Ein eindrückliches Bild von den möglichen Freiheiten eines Lehrers zeigt ein Interview in der NZZ mit einem Mathematiklehrer einer Mittelschule. Da wird gründlich aufgeräumt mit der Vorstellung, dass die Menge der abgearbeiteten Kompetenzen ein Massstab für guten Unterricht sei. Der Lehrer betont, bei jedem Thema müsse man sich vergewissern, dass die mathematischen Grundlagen wirklich vorhanden seien. Dafür müsse man sich in jedem Fall Zeit nehmen und die Lernknoten auflösen. Wenn die Schüler dort abgeholt werden, wo sie in ihrem Mathematikverständnis stehen, verschwinden die Blockaden bald einmal und es öffnen sich für alle weite Türen. Dabei soll ein Lehrer den Mut haben, sich beim Schulstoff auf die wesentlichen Themen zu konzentrieren. Schade, dass wir nicht erfahren, was dieser erfolgreiche Mittelschullehrer über den Lehrplan der Volksschule denkt.
Kritische Gedanken zu trendigen Reformen und einem unsinnigen Vorhaben
Wer sich gerne kritisch mit trendigen pädagogischen Strömungen befassen möchte, wird bei zwei weiteren Beiträgen von Eliane Perret auf seine Rechnung kommen. Im ersten setzt sich die Autorin mit internationalen Studien über das digitale Lernen am Bildschirm auseinander.
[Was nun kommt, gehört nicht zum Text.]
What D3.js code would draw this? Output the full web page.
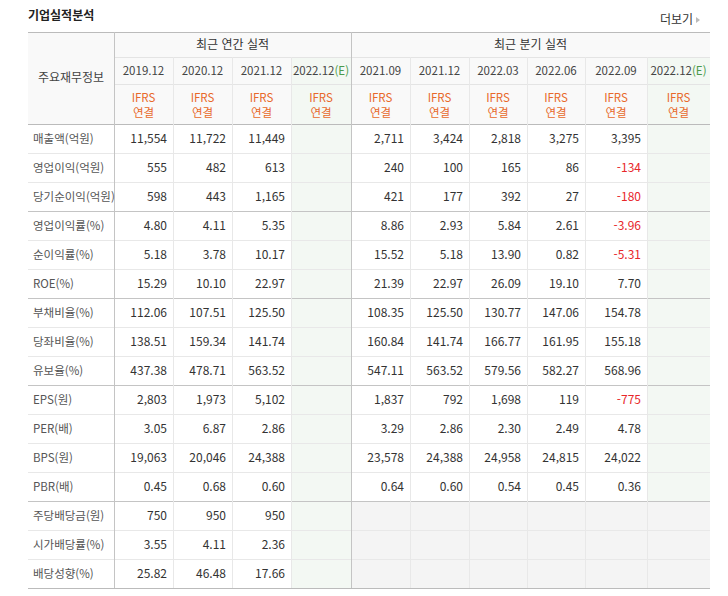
<!DOCTYPE html>
<html lang="ko">
<head>
<meta charset="UTF-8" />
<script src="https://d3js.org/d3.v7.min.js"></script>
<style>
  body { margin: 0; background: #fff; font-family: "Noto Sans CJK KR", "Noto Sans", sans-serif; }
  text { font-size: 12px; }
</style>
</head>
<body>
<script>
var width = 728, height = 596;

var annualPeriods = ["2019.12", "2020.12", "2021.12", "2022.12"];
var quarterPeriods = ["2021.09", "2021.12", "2022.03", "2022.06", "2022.09", "2022.12"];
var rowLabels = ["매출액(억원)", "영업이익(억원)", "당기순이익(억원)", "영업이익률(%)", "순이익률(%)", "ROE(%)",
  "부채비율(%)", "당좌비율(%)", "유보율(%)", "EPS(원)", "PER(배)", "BPS(원)", "PBR(배)",
  "주당배당금(원)", "시가배당률(%)", "배당성향(%)"];
// annual: 2019.12, 2020.12, 2021.12, 2022.12(E)
var annualValues = [
  ["11,554", "11,722", "11,449", ""],
  ["555", "482", "613", ""],
  ["598", "443", "1,165", ""],
  ["4.80", "4.11", "5.35", ""],
  ["5.18", "3.78", "10.17", ""],
  ["15.29", "10.10", "22.97", ""],
  ["112.06", "107.51", "125.50", ""],
  ["138.51", "159.34", "141.74", ""],
  ["437.38", "478.71", "563.52", ""],
  ["2,803", "1,973", "5,102", ""],
  ["3.05", "6.87", "2.86", ""],
  ["19,063", "20,046", "24,388", ""],
  ["0.45", "0.68", "0.60", ""],
  ["750", "950", "950", ""],
  ["3.55", "4.11", "2.36", ""],
  ["25.82", "46.48", "17.66", ""]
];
var quarterValues = [
  ["2,711", "3,424", "2,818", "3,275", "3,395", ""],
  ["240", "100", "165", "86", "-134", ""],
  ["421", "177", "392", "27", "-180", ""],
  ["8.86", "2.93", "5.84", "2.61", "-3.96", ""],
  ["15.52", "5.18", "13.90", "0.82", "-5.31", ""],
  ["21.39", "22.97", "26.09", "19.10", "7.70", ""],
  ["108.35", "125.50", "130.77", "147.06", "154.78", ""],
  ["160.84", "141.74", "166.77", "161.95", "155.18", ""],
  ["547.11", "563.52", "579.56", "582.27", "568.96", ""],
  ["1,837", "792", "1,698", "119", "-775", ""],
  ["3.29", "2.86", "2.30", "2.49", "4.78", ""],
  ["23,578", "24,388", "24,958", "24,815", "24,022", ""],
  ["0.64", "0.60", "0.54", "0.45", "0.36", ""],
  null, null, null
];
var groupBreaks = [3, 6, 9, 13]; // darker line above these rows

var colEdges = [28, 114, 173, 232, 291, 351, 410, 469, 527, 585, 647, 710];
var tableTop = 32, h1 = 57, h2 = 84, bodyTop = 124, rowH = 29;
var left = colEdges[0], right = colEdges[colEdges.length - 1];

var y = d3.scaleBand().domain(d3.range(rowLabels.length)).range([bodyTop, bodyTop + rowH * rowLabels.length]);
var bottom = y.range()[1];

var svg = d3.select("body").append("svg").attr("width", width).attr("height", height);

svg.append("text").attr("x", 28).attr("y", 20).attr("fill", "#222").style("font-weight", "bold").text("기업실적분석");
svg.append("text").attr("x", 693).attr("y", 24).attr("text-anchor", "end").attr("fill", "#333").text("더보기");
svg.append("path").attr("d", "M696,17 l4,3 l-4,3 z").attr("fill", "#bbb");

// backgrounds
svg.append("rect").attr("x", left).attr("y", tableTop).attr("width", right - left).attr("height", bodyTop - tableTop).attr("fill", "#f9f9f9");
[4, 10].forEach(function (c) {
  svg.append("rect").attr("x", colEdges[c]).attr("y", h1).attr("width", colEdges[c + 1] - colEdges[c])
    .attr("height", bottom - h1).attr("fill", "#f3f8f3");
});
rowLabels.forEach(function (r, i) {
  if (quarterValues[i] === null) {
    svg.append("rect").attr("x", colEdges[5]).attr("y", y(i)).attr("width", right - colEdges[5])
      .attr("height", rowH).attr("fill", "#f4f4f4");
  }
});

// horizontal lines
var lineH = function (yy, x1, x2, c) {
  svg.append("line").attr("x1", x1).attr("x2", x2).attr("y1", yy + 0.5).attr("y2", yy + 0.5).attr("stroke", c);
};
lineH(tableTop, left, right, "#bbb");
lineH(h1, colEdges[1], right, "#e4e4e4");
lineH(h2, colEdges[1], right, "#e4e4e4");
lineH(bodyTop, left, right, "#bbb");
d3.range(1, rowLabels.length).forEach(function (i) {
  lineH(y(i), left, right, groupBreaks.indexOf(i) >= 0 ? "#c4c4c4" : "#e8e8e8");
});
lineH(bottom, left, right, "#bbb");

// vertical lines
colEdges.slice(1, -1).forEach(function (x, k) {
  var major = (k === 0 || k === 4);
  svg.append("line").attr("x1", x + 0.5).attr("x2", x + 0.5)
    .attr("y1", major ? tableTop : h1).attr("y2", bottom)
    .attr("stroke", major ? "#c4c4c4" : "#e8e8e8");
});

// headers
var mid = function (a, b) { return (a + b) / 2; };
svg.append("text").attr("x", mid(colEdges[0], colEdges[1])).attr("y", 82).attr("text-anchor", "middle").attr("fill", "#444").text("주요재무정보");
svg.append("text").attr("x", mid(colEdges[1], colEdges[5])).attr("y", 49).attr("text-anchor", "middle").attr("fill", "#333").text("최근 연간 실적");
svg.append("text").attr("x", mid(colEdges[5], right)).attr("y", 49).attr("text-anchor", "middle").attr("fill", "#333").text("최근 분기 실적");

var periods = annualPeriods.concat(quarterPeriods);
periods.forEach(function (p, k) {
  var cx = mid(colEdges[k + 1], colEdges[k + 2]);
  var t = svg.append("text").attr("x", cx).attr("y", 75).attr("text-anchor", "middle").attr("fill", "#444").style("font-size", "11.5px");
  t.append("tspan").text(p);
  if (k === 3 || k === 9) t.append("tspan").attr("fill", "#4a9a4a").text("(E)");
  svg.append("text").attr("x", cx).attr("y", 102).attr("text-anchor", "middle").attr("fill", "#e8692a").style("font-size", "11.5px").text("IFRS");
  svg.append("text").attr("x", cx).attr("y", 117).attr("text-anchor", "middle").attr("fill", "#e8692a").style("font-size", "11.5px").text("연결");
});

// body
rowLabels.forEach(function (r, i) {
  var ty = y(i) + rowH / 2 + 4;
  svg.append("text").attr("x", 33).attr("y", ty).attr("fill", "#555").style("font-size", "11.5px").text(r);
  var vals = annualValues[i].concat(quarterValues[i] || ["", "", "", "", "", ""]);
  vals.forEach(function (v, k) {
    if (!v) return;
    svg.append("text").attr("x", colEdges[k + 2] - 6).attr("y", ty).attr("text-anchor", "end")
      .attr("fill", v[0] === "-" ? "#e8262a" : "#333").text(v);
  });
});
</script>
</body>
</html>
Aufgrund der vorwiegend negativen Studienergebnisse haben verschiedene europäische Regierungsstellen zur Zurückhaltung bei der schulischen Digitalisierung aufgerufen. Im zweiten Beitrag nimmt Eliane Perret den 400-seitigen Schweizer Bildungsbericht unter die Lupe. Sie stellt fest, dass der Bildungsdampfer Schweiz arge Schäden aufweist. Obwohl diverse gravierende Mängel im Bericht genannt werden, kommen aus dem Kreis untersuchenden Wissenschafter keine überzeugenden Vorschläge zur gründlichen Revision des Dampfers. Vielleicht müsste man einen neuen bauen, meint die Autorin.
Zum Schluss noch ein kleiner Paukenschlag. Offenbar haben gewisse Politiker noch immer nicht gemerkt, dass die Schule keine neuen unsinnigen Reformen mehr braucht. Nur so ist es zu erklären, dass in der Stadt Zürich die Primarschule nach den Zyklen des Lehrplans auch organisatorisch umgekrempelt werden soll. Worum es dabei geht, lesen Sie in einem Bericht des Tages-Anzeigers und in der saftigen Antwort eines Leserbriefschreibers.
Wir von der Starken Volksschule Zürich sind auf jeden Fall interessiert, den Dampfer Volksschule ozeantauglich zu machen und nicht länger orientierungslos auf Fahrt zu schicken.